=== PROBLEM STATEMENT ===
Reproduce the data exactly and drop any pictures it holds.

=== DATASET CONTENT ===
==========
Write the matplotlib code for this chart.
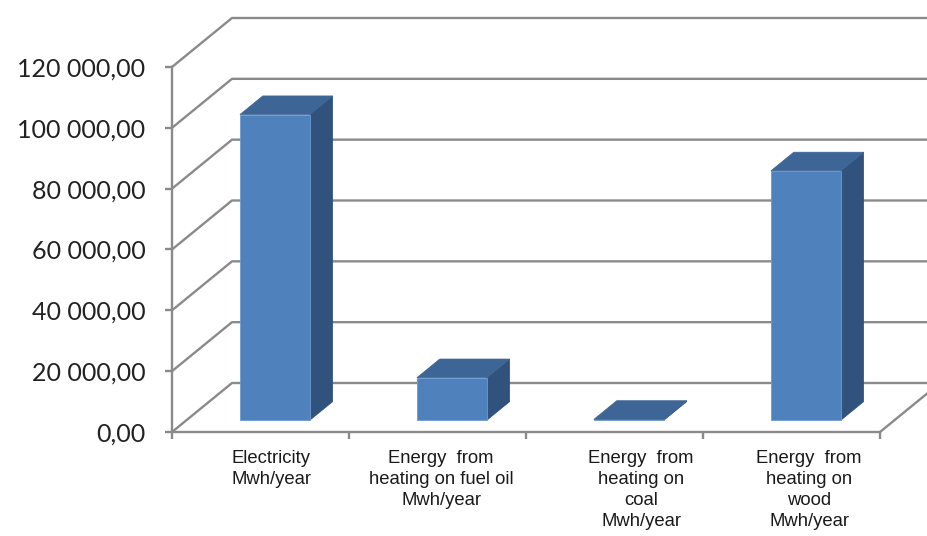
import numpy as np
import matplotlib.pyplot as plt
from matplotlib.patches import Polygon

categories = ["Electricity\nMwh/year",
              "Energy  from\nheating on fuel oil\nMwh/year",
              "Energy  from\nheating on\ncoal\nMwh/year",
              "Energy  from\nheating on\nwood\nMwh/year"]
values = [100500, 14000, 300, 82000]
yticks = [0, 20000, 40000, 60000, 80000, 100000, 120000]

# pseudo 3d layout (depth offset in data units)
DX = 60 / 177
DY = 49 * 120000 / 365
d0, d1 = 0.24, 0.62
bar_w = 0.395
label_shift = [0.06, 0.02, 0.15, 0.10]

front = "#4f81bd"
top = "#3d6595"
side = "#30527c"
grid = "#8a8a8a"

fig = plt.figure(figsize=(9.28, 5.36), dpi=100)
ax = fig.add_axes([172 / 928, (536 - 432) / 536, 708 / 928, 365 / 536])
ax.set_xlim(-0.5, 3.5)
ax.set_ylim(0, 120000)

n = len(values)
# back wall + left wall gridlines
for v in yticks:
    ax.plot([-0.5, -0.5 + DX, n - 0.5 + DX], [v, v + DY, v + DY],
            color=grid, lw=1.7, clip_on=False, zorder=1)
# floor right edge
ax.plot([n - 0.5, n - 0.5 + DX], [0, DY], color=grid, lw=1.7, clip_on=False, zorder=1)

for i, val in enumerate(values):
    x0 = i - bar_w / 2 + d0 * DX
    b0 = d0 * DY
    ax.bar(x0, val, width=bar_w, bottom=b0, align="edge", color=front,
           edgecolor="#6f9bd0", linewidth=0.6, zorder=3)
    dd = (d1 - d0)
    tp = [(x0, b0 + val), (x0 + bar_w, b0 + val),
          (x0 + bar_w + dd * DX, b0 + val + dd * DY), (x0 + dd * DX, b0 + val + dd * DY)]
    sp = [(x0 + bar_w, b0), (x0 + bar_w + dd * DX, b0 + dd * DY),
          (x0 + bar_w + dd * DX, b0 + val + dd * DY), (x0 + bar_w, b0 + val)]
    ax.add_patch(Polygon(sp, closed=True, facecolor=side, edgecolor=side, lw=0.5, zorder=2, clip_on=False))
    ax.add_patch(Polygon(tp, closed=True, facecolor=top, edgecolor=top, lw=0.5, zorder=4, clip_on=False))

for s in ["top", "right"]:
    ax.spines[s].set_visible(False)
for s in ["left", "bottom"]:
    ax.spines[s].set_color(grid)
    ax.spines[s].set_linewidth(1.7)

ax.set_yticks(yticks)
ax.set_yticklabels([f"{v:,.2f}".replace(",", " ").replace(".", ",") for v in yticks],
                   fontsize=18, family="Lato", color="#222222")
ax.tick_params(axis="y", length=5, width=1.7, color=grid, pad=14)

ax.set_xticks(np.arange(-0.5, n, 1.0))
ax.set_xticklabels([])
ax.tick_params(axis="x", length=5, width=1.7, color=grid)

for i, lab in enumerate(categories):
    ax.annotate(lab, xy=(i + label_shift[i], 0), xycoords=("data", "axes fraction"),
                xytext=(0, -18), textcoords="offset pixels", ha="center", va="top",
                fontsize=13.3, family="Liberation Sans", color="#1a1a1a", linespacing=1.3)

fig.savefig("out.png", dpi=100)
==========
=== RESPONSE TO THIS EXERCISE ===
Write the matplotlib code for this chart.
import numpy as np
import matplotlib.pyplot as plt
from matplotlib.patches import Polygon

categories = ["Electricity\nMwh/year",
              "Energy  from\nheating on fuel oil\nMwh/year",
              "Energy  from\nheating on\ncoal\nMwh/year",
              "Energy  from\nheating on\nwood\nMwh/year"]
values = [100500, 14000, 300, 82000]
yticks = [0, 20000, 40000, 60000, 80000, 100000, 120000]

# pseudo 3d layout (depth offset in data units)
DX = 60 / 177
DY = 49 * 120000 / 365
d0, d1 = 0.24, 0.62
bar_w = 0.395
label_shift = [0.06, 0.02, 0.15, 0.10]

front = "#4f81bd"
top = "#3d6595"
side = "#30527c"
grid = "#8a8a8a"

fig = plt.figure(figsize=(9.28, 5.36), dpi=100)
ax = fig.add_axes([172 / 928, (536 - 432) / 536, 708 / 928, 365 / 536])
ax.set_xlim(-0.5, 3.5)
ax.set_ylim(0, 120000)

n = len(values)
# back wall + left wall gridlines
for v in yticks:
    ax.plot([-0.5, -0.5 + DX, n - 0.5 + DX], [v, v + DY, v + DY],
            color=grid, lw=1.7, clip_on=False, zorder=1)
# floor right edge
ax.plot([n - 0.5, n - 0.5 + DX], [0, DY], color=grid, lw=1.7, clip_on=False, zorder=1)

for i, val in enumerate(values):
    x0 = i - bar_w / 2 + d0 * DX
    b0 = d0 * DY
    ax.bar(x0, val, width=bar_w, bottom=b0, align="edge", color=front,
           edgecolor="#6f9bd0", linewidth=0.6, zorder=3)
    dd = (d1 - d0)
    tp = [(x0, b0 + val), (x0 + bar_w, b0 + val),
          (x0 + bar_w + dd * DX, b0 + val + dd * DY), (x0 + dd * DX, b0 + val + dd * DY)]
    sp = [(x0 + bar_w, b0), (x0 + bar_w + dd * DX, b0 + dd * DY),
          (x0 + bar_w + dd * DX, b0 + val + dd * DY), (x0 + bar_w, b0 + val)]
    ax.add_patch(Polygon(sp, closed=True, facecolor=side, edgecolor=side, lw=0.5, zorder=2, clip_on=False))
    ax.add_patch(Polygon(tp, closed=True, facecolor=top, edgecolor=top, lw=0.5, zorder=4, clip_on=False))

for s in ["top", "right"]:
    ax.spines[s].set_visible(False)
for s in ["left", "bottom"]:
    ax.spines[s].set_color(grid)
    ax.spines[s].set_linewidth(1.7)

ax.set_yticks(yticks)
ax.set_yticklabels([f"{v:,.2f}".replace(",", " ").replace(".", ",") for v in yticks],
                   fontsize=18, family="Lato", color="#222222")
ax.tick_params(axis="y", length=5, width=1.7, color=grid, pad=14)

ax.set_xticks(np.arange(-0.5, n, 1.0))
ax.set_xticklabels([])
ax.tick_params(axis="x", length=5, width=1.7, color=grid)

for i, lab in enumerate(categories):
    ax.annotate(lab, xy=(i + label_shift[i], 0), xycoords=("data", "axes fraction"),
                xytext=(0, -18), textcoords="offset pixels", ha="center", va="top",
                fontsize=13.3, family="Liberation Sans", color="#1a1a1a", linespacing=1.3)

fig.savefig("out.png", dpi=100)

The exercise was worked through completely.